A lot of my clients are men and women who come to me for help in trying to cope with the green-eyed monster, jealousy. Intense fear, anxiety, and other troubling feelings take hold as they suspect that their partner is cheating on them, compelling them to do things like check their partner’s phone, hack into their email account, and constantly “check up” on them. These behaviors bother the other person to the point of breakup, or cause serious and material damage to the relationships that do survive. Making things even worse, if their significant other is actually cheating, they often find themselves choosing another cheater in their next relationship!
I had a brush with this myself when a former boyfriend hacked into my email and appeared to be deleting messages from other friends inviting me to social events. It took me a while to figure out what was going on, but when I did, I changed all my computer passwords, had new locks installed in my home, and called the police (who weren’t able to do anything, by the way). Needless to say, that relationship ended abruptly. When I confronted the boyfriend, he apologized profusely and admitted he felt compelled to do it out of his fear that I was cheating.
Having worked with both the victims and the perpetrators of these “investigative” activities, I understand the reasons behind it much better. Constantly doubting and checking up on someone else has elements of obsessive-compulsive behavior, and it comes from a place of deep pain. For this reason, it’s not as easy to resolve as you might think. Nearly all my clients with this problem have either been cheated on or been cheaters themselves. Frequently it’s both.
Truth is, the root of their pain is rarely about actually being cheated on—that’s just a symptom. The core issues include believing they are “less than,” not getting their needs met, and frequently feeling abandoned. Even if you could get yourself to stop checking your significant other’s phone, you would still need to get to the deeper causes of the behavior and work on healing your inner pain.
Whether you actually act it out on not, if you find yourself feeling compelled to check phones, look at emails, and/or stalk your partner, your relationship and all the ones that come after it are in serious trouble without some professional help.
How do you know the difference between obsessive checking and an intuitive feeling that your partner is actually cheating?
It can be difficult, to say the least, telling the difference between a compulsive urge and an intuition. It helps, though, if you stay in touch with your emotions and motivations. As I have said before, real, intuitive messages tend to feel more neutral, like a quiet voice in your head, a picture in your mind, or a gut feeling that something is off. An intuition to look at your partner’s phone is generally not normal behavior for you, not premeditated, and most of all, not something you feel like doing every 10 minutes! A number of clients who caught their partner cheating have told me that for “some reason,” they picked up the other person’s phone when it rang, having never done that before, and discovered the infidelity.
When our less rational, more obsessive side is involved, we are usually feeling unsettled, scared, or angry. Our thinking is directed to one thing, and one thing only—getting to the information about our partner that we absolutely MUST have.

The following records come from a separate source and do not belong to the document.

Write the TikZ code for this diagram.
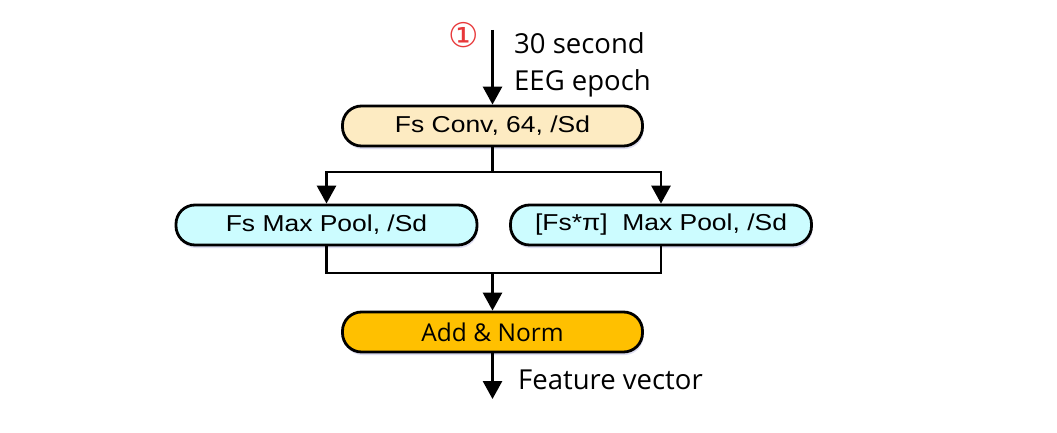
\documentclass[tikz,border=0pt]{standalone}
\usepackage{fontspec}
\setmainfont{Liberation Sans}
\newfontfamily\segoe{Open Sans}
\newfontfamily\symb{DejaVu Sans}
\usetikzlibrary{arrows.meta,shadows}
\definecolor{convfill}{HTML}{FDEBC2}
\definecolor{poolfill}{HTML}{CCFCFF}
\definecolor{addfill}{HTML}{FFC000}
\definecolor{numred}{HTML}{E8383A}
\tikzset{
  blk/.style={draw=black, line width=2.8pt, rounded corners=19pt, minimum width=300pt, minimum height=40pt, inner sep=0pt,
    drop shadow={opacity=0.18, shadow xshift=1pt, shadow yshift=-3pt, fill=blue!40!gray}},
  arialtxt/.style={font=\fontsize{23}{26}\selectfont},
  segtxt/.style={font=\segoe\fontsize{27.5}{37}\selectfont, inner sep=0pt},
  conn/.style={line width=2.8pt},
  arr/.style={line width=2.8pt, -{Triangle[width=19pt,length=18pt]}},
}
\newcommand{\wide}[1]{\scalebox{1.15}[1]{#1}}
\begin{document}
\begin{tikzpicture}[x=1pt,y=-1pt]
\useasboundingbox (0,0) rectangle (1057,433);
\fill[white] (0,0) rectangle (1057,433);
% nodes
\node[blk, fill=convfill, arialtxt] (conv) at (492.5,126) {\wide{Fs Conv, 64, /Sd}};
\node[blk, fill=poolfill, arialtxt, minimum width=301pt] (poolL) at (326.5,225) {\wide{Fs Max Pool, /Sd}};
\node[blk, fill=poolfill, arialtxt, minimum width=301pt] (poolR) at (661,225) {\wide{[Fs*π]\ \ Max Pool, /Sd}};
\node[blk, fill=addfill, font=\segoe\fontsize{24.5}{28}\selectfont] (add) at (492.5,332) {Add \& Norm};
% free ends
\coordinate (in) at (492.5,30);
\coordinate (out) at (492.5,399);
\coordinate (split) at (492.5,172);
\coordinate (merge) at (492.5,273);
% labels
\node[segtxt, anchor=west, align=left] (lbl) at (514,65) {30 second\\EEG epoch};
\node[segtxt, anchor=west] (feat) at (518,380) {Feature vector};
\node[font=\symb\fontsize{34}{36}\selectfont, text=numred, inner sep=0pt] (num) at (463.5,35) {①};
% connectors
\draw[arr] (in) -- (conv.north);
\draw[conn] (conv.south) -- (split);
\draw[arr] (split) -| (poolL.north);
\draw[arr] (split) -| (poolR.north);
\draw[conn] (poolL.south) |- (merge);
\draw[conn] (poolR.south) |- (merge);
\draw[arr] (merge) -- (add.north);
\draw[arr] (add.south) -- (out);
\end{tikzpicture}
\end{document}
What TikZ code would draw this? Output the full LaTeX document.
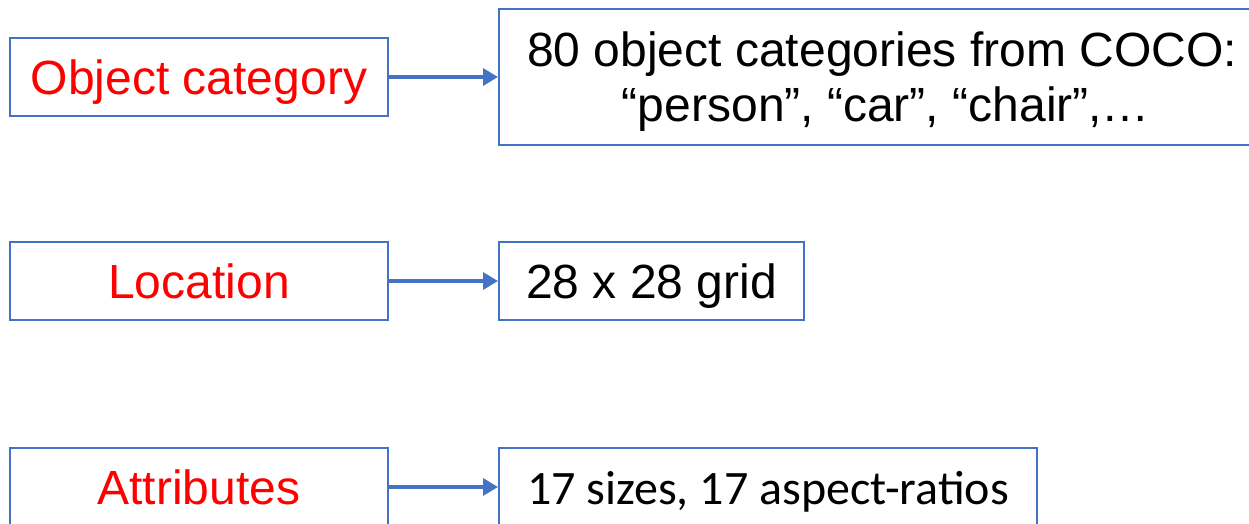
\documentclass[tikz,border=0pt]{standalone}
\usepackage{fontspec}
\setmainfont{Liberation Sans}
\newfontfamily\calib{Carlito}
\usetikzlibrary{arrows.meta}
\definecolor{obox}{HTML}{4472C4}
\begin{document}
\begin{tikzpicture}[x=1pt,y=-1pt,
  box/.style={draw=obox,line width=2pt,rectangle,inner sep=0pt,
    font=\fontsize{48}{56}\selectfont,text height=34pt,text depth=0pt},
  lbl/.style={box,text=red,minimum width=378pt,minimum height=78pt},
  txt/.style={inner sep=0pt,font=\fontsize{48}{56}\selectfont},
  conn/.style={draw=obox,line width=3.3pt,-{Triangle[length=15pt,width=17pt]}}
]
\useasboundingbox (0,0) rectangle (1249,523);
\clip (0,0) rectangle (1249,523);
\node[lbl] (cat) at (199,77) {Object category};
\node[draw=obox,line width=2pt,rectangle,minimum width=766pt,minimum height=136pt] (catv) at (882,77) {};
\node[txt,anchor=base] (catv1) at (882,66) {80 object categories from COCO:};
\node[txt,anchor=base] (catv2) at (886,121) {“person”, “car”, “chair”,…};
\node[lbl] (loc) at (199,281) {Location};
\node[box,minimum width=305pt,minimum height=78pt] (locv) at (651.5,281) {28 x 28 grid};
\node[lbl] (att) at (199,487) {Attributes};
\node[box,minimum width=538pt,minimum height=78pt,font=\calib\fontsize{48}{56}\selectfont] (attv) at (768,487)
  {17 sizes, 17 aspect-ratios};
\draw[conn] (cat.east) -- (cat.east -| catv.west);
\draw[conn] (loc.east) -- (locv.west);
\draw[conn] (att.east) -- (attv.west);
\end{tikzpicture}
\end{document}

Ultimately, if a man is actually cheating, he will always get caught eventually. Guys—with the possible exception of Don Draper from Mad Men—are just not that good at covering their tracks! Women are more careful, so checking their phone doesn’t usually provide any clues. The point is, since cheating will become evident at one point or another, there’s no need to check anyone’s phone on a regular basis.
If obsessive worry and/or jealousy regarding your partner is a common issue for you, it’s time to take a deeper look and work to heal the inner wound fueling that obsession. Start by asking yourself a couple key questions:
“Am I getting what I need from this relationship?”
If not, maybe you need to look at that. Ironically, people who really are getting their needs met often miss obvious cheating because they are happy. But if you are NOT happy, take a look inside yourself, apart from your relationship, to find out why.
“Do I have hurts from the past I haven’t dealt with?”
I can already tell you the answer is “yes,” because we all do. But if buried pain is causing you to feel excessively anxious and jealous, and to obsessively scrutinize your mate’s social contacts, you must resolve these old wounds if you ever want to create a happy, loving, and satisfying relationship with a good match.
Having said all this, sometimes it’s the sad truth that our significant other is really cheating, seemingly justifying our constant anxiety. Trust me on this, though…if your partner is cheating, it will never stay a secret for very long, so you don’t need to waste energy worrying about it. Shift your focus instead to making yourself happy. Then no matter what happens in life or with others, you’ll be able to handle it, and HANDLE IT WELL.